The best comparison I have is my ex-boyfriends. While most of my exes were nice guys and, yeah, for the most part we all got along and had some things in common (some more than others), there was always something that didn't click, something that didn't quite fit. And I couldn't be mad at myself for not being a better girlfriend to them, when I just wasn't the right person for them, or them for not being a better boyfriend to me, when they weren't cut out for me either. Neither of us was going to change, and neither of us should have to. We should be allowed to like what we like, be what we are, and walk away from the things in our lives that aren't compatible.
The thing is when the right guy came along, I knew, and I have to believe I'll know when I've found the right job for me in much the same way. And lord knows if I can find someone to spend the rest of my life with, I will be able to find a career I love, too.
So. The good news is that Kellen is going to be able to graduate early, and in six months, he will be getting a job. Whether that means we will be moving or not, it will definitely mean that I will have an opportunity to look for other work, including work that doesn't pay as well as my current position.
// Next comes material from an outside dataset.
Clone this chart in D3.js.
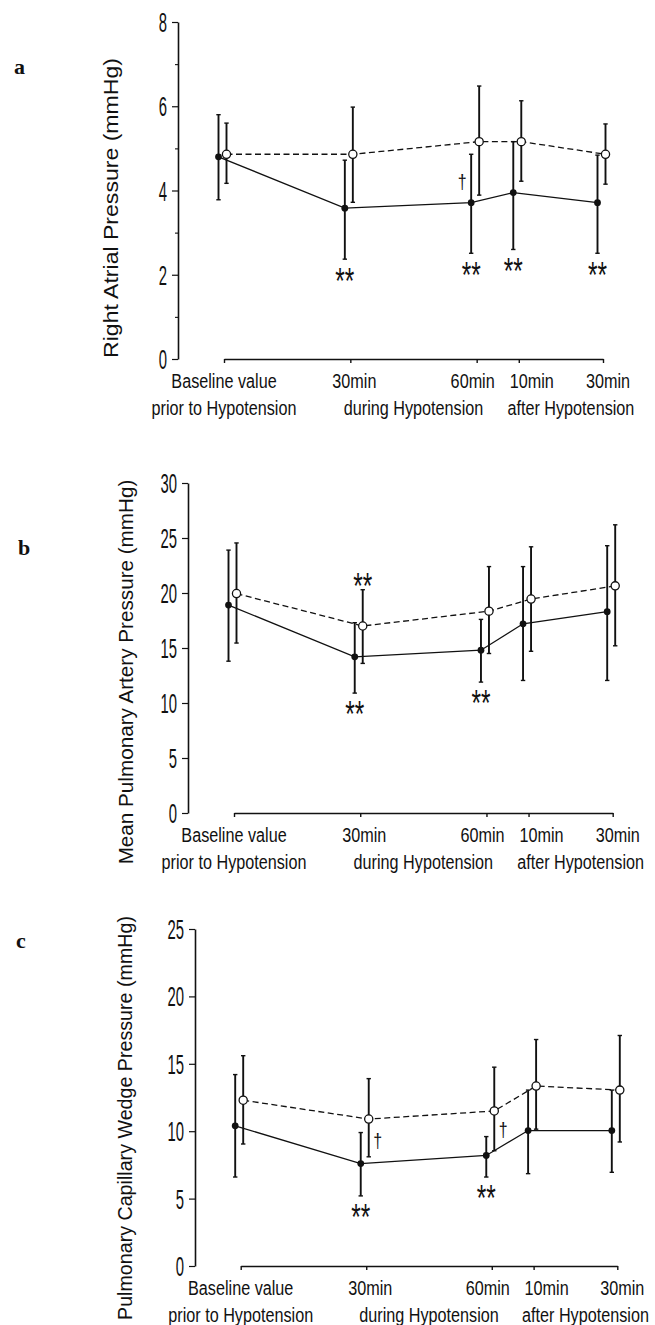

I have no intention to quit anytime soon, and, who knows? Something brilliant may open up at my company and I may get shifted into something I love. But. I'm not counting on miracles. So my focus for now is on figuring out what it is I want to do, and how I want to get there. I've already got some ideas about where I want to go in my future, and the things I need to do to prepare.
Of course, that's a second breakthrough that maybe I'll talk about next time. For now, I'll leave you with a pretty fantastic quote from Po Bronson's book, What Should I Do with My Life?
Some people are born into their passions. Some never get them and don't care. But I think if you're really struggling to find it...it's almost certainly for a reason. I think the depth of your struggling is the sign there's something there. Something in you that's trying to get out. People who don't have passions don't struggle.